- _What is required_: Keep pictures out. Copy exactly the lines from the one containing "Give me the" to the one containing "Serif', 'Times New", endpoints included.

Start of Extracted material

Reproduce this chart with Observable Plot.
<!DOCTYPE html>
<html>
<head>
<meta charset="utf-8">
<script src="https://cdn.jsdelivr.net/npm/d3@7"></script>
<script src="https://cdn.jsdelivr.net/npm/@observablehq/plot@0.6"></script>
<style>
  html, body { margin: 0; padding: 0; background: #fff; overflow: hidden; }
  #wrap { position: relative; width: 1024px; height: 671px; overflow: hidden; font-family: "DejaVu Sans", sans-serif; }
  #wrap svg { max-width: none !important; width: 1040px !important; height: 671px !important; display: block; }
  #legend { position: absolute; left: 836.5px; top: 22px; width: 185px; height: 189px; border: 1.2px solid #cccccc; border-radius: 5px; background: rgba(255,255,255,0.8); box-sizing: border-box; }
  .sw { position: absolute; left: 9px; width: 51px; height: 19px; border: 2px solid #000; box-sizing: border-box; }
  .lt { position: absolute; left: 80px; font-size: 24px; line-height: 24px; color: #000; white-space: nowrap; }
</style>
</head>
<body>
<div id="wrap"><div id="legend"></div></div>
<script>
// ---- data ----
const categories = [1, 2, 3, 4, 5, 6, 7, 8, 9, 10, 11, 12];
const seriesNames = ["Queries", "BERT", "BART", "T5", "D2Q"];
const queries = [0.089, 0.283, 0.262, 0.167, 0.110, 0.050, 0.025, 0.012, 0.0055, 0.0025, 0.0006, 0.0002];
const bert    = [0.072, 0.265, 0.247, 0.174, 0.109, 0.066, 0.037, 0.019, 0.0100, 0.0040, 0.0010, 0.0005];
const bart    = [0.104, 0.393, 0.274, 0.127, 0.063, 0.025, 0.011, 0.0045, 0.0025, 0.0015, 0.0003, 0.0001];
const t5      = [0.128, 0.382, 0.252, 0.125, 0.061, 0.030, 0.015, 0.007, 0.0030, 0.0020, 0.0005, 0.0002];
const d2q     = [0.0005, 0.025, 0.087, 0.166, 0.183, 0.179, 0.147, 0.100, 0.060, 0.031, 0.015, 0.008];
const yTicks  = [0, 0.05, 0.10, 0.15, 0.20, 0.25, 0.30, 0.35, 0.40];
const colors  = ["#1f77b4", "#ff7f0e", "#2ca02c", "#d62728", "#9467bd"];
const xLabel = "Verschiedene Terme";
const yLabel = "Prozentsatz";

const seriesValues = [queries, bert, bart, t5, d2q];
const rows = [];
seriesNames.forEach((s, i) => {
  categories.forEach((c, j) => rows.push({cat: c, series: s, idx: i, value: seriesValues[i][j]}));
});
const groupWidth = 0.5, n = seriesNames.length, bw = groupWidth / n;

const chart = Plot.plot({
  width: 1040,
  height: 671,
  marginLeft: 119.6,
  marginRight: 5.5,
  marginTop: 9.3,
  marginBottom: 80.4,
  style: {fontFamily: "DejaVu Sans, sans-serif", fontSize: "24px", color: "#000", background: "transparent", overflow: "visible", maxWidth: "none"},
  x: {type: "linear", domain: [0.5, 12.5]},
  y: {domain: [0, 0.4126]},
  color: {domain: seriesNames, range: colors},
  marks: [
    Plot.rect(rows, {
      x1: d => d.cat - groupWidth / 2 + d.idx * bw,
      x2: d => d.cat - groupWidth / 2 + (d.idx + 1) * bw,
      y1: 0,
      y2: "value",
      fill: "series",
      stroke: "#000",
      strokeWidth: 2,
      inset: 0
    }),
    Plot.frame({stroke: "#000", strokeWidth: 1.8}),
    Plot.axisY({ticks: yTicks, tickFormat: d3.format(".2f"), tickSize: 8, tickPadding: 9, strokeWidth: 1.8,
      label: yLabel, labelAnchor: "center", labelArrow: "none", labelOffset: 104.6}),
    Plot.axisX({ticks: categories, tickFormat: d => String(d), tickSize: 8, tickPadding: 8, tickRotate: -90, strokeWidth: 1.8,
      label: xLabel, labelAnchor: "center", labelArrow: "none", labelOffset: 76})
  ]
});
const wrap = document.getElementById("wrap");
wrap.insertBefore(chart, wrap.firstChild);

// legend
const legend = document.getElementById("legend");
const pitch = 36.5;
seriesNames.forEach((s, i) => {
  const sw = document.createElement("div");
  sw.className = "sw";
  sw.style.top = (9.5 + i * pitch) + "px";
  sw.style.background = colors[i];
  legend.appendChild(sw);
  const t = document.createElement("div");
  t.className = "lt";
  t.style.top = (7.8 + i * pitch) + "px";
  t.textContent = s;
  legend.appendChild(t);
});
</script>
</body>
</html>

End of Extracted material
Start of Extracted material

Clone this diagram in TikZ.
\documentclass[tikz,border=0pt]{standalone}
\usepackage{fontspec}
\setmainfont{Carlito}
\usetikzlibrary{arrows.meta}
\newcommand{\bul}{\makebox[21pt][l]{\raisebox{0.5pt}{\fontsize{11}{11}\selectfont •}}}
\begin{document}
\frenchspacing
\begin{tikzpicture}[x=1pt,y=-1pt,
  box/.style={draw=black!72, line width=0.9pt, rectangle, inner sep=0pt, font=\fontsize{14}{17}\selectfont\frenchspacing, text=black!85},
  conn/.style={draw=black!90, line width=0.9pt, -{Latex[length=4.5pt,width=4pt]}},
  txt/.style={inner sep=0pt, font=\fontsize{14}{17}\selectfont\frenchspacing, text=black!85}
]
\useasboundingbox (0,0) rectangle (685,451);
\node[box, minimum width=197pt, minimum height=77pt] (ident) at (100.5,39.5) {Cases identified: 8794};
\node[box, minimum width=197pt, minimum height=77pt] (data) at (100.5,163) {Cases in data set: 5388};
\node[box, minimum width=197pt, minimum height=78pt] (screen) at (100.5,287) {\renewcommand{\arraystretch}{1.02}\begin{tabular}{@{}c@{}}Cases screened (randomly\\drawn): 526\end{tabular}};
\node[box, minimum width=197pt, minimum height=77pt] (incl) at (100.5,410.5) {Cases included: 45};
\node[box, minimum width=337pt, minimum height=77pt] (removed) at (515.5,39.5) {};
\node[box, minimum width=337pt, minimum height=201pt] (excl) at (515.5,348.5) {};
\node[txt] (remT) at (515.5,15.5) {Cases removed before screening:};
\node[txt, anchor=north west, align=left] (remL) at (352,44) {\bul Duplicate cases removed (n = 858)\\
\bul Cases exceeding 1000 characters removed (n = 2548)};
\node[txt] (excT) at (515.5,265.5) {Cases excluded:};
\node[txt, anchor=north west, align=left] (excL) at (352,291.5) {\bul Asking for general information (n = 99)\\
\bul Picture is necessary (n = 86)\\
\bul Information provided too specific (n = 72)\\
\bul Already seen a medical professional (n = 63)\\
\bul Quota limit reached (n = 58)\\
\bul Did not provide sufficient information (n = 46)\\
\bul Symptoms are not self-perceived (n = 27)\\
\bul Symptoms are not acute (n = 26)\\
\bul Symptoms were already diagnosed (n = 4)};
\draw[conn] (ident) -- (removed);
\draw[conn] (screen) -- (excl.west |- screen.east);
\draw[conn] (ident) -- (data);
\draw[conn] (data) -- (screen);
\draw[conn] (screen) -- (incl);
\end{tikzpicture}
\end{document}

End of Extracted material
Start of Extracted material

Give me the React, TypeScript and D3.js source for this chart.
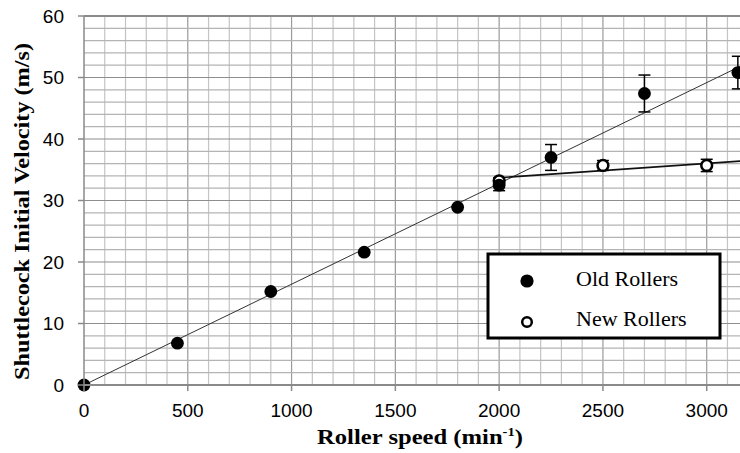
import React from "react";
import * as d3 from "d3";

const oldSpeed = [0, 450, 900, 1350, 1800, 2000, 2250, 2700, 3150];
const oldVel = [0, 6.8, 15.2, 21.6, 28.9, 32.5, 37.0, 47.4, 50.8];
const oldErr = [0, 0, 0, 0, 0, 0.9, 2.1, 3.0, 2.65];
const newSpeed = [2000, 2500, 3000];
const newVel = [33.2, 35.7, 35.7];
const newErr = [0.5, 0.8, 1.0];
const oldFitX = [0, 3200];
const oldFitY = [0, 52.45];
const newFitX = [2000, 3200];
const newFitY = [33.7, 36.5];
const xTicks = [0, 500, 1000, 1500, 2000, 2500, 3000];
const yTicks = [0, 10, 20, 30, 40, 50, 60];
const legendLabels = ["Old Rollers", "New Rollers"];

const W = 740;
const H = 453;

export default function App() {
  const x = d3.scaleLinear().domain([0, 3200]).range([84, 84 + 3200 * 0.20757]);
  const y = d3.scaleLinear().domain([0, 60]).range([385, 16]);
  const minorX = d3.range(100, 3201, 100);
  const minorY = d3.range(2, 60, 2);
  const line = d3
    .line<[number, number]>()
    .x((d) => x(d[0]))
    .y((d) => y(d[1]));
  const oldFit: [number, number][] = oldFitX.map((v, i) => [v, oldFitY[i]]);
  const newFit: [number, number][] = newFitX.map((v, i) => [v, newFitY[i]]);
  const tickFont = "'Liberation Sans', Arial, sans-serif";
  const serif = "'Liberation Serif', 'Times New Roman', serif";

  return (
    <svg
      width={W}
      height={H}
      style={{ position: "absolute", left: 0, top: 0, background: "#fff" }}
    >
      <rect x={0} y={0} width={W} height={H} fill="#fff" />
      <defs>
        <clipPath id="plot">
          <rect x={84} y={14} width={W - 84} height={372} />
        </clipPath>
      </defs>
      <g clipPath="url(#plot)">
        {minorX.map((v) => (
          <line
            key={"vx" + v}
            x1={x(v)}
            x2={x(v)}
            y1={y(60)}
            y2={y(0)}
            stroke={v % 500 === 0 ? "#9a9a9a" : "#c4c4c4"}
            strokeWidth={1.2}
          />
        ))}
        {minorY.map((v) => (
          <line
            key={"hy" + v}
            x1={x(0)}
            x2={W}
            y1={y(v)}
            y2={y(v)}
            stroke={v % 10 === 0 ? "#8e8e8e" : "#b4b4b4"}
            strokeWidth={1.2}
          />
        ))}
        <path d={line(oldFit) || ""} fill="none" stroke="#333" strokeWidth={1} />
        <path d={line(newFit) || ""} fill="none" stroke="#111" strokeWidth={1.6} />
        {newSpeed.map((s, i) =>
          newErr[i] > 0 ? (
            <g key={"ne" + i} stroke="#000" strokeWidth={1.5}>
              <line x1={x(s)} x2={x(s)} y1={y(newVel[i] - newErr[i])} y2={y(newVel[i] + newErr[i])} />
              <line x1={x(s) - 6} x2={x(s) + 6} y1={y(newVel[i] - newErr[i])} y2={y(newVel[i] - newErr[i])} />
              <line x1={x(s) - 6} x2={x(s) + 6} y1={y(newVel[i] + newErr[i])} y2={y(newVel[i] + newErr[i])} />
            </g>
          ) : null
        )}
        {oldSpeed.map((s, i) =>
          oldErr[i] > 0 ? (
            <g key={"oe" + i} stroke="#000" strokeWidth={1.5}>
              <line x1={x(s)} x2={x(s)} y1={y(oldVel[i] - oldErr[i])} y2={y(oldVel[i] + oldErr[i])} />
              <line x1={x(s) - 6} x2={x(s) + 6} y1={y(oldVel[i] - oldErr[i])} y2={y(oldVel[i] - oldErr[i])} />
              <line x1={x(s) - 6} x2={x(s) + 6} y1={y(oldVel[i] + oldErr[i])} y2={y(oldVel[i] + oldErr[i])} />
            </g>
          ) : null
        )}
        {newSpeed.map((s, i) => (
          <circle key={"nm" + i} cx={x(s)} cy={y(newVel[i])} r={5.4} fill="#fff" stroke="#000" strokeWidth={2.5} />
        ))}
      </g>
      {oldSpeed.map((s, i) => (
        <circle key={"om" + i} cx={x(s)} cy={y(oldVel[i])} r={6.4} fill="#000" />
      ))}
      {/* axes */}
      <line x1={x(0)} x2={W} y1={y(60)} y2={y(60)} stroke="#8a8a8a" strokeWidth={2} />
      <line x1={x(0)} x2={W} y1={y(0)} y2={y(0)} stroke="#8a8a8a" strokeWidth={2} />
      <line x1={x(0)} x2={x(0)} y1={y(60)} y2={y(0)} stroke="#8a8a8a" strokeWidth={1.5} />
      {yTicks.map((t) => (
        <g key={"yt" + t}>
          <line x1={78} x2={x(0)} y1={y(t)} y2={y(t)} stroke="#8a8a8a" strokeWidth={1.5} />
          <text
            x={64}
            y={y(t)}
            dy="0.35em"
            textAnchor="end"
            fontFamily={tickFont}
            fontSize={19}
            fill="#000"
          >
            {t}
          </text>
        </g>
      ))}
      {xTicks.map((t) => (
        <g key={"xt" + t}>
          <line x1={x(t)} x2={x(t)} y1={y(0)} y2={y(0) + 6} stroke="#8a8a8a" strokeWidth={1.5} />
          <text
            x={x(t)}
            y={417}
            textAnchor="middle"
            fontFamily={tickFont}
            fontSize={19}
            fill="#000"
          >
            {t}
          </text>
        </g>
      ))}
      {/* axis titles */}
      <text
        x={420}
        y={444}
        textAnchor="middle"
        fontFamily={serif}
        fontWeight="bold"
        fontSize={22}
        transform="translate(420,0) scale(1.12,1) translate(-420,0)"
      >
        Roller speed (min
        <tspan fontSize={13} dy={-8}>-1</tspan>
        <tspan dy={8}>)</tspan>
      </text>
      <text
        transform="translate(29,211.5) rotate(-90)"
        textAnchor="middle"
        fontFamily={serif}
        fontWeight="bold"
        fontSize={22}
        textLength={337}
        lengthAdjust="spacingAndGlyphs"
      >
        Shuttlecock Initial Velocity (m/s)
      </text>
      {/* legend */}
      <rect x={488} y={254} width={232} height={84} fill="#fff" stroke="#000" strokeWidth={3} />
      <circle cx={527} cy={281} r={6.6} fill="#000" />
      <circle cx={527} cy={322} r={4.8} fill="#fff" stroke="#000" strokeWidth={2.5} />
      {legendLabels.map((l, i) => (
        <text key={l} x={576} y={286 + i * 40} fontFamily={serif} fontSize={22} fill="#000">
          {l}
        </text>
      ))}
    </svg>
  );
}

End of Extracted material

- _Right answer_:
Give me the React, TypeScript and D3.js source for this chart.
import React from "react";
import * as d3 from "d3";

const oldSpeed = [0, 450, 900, 1350, 1800, 2000, 2250, 2700, 3150];
const oldVel = [0, 6.8, 15.2, 21.6, 28.9, 32.5, 37.0, 47.4, 50.8];
const oldErr = [0, 0, 0, 0, 0, 0.9, 2.1, 3.0, 2.65];
const newSpeed = [2000, 2500, 3000];
const newVel = [33.2, 35.7, 35.7];
const newErr = [0.5, 0.8, 1.0];
const oldFitX = [0, 3200];
const oldFitY = [0, 52.45];
const newFitX = [2000, 3200];
const newFitY = [33.7, 36.5];
const xTicks = [0, 500, 1000, 1500, 2000, 2500, 3000];
const yTicks = [0, 10, 20, 30, 40, 50, 60];
const legendLabels = ["Old Rollers", "New Rollers"];

const W = 740;
const H = 453;

export default function App() {
  const x = d3.scaleLinear().domain([0, 3200]).range([84, 84 + 3200 * 0.20757]);
  const y = d3.scaleLinear().domain([0, 60]).range([385, 16]);
  const minorX = d3.range(100, 3201, 100);
  const minorY = d3.range(2, 60, 2);
  const line = d3
    .line<[number, number]>()
    .x((d) => x(d[0]))
    .y((d) => y(d[1]));
  const oldFit: [number, number][] = oldFitX.map((v, i) => [v, oldFitY[i]]);
  const newFit: [number, number][] = newFitX.map((v, i) => [v, newFitY[i]]);
  const tickFont = "'Liberation Sans', Arial, sans-serif";
  const serif = "'Liberation Serif', 'Times New Roman', serif";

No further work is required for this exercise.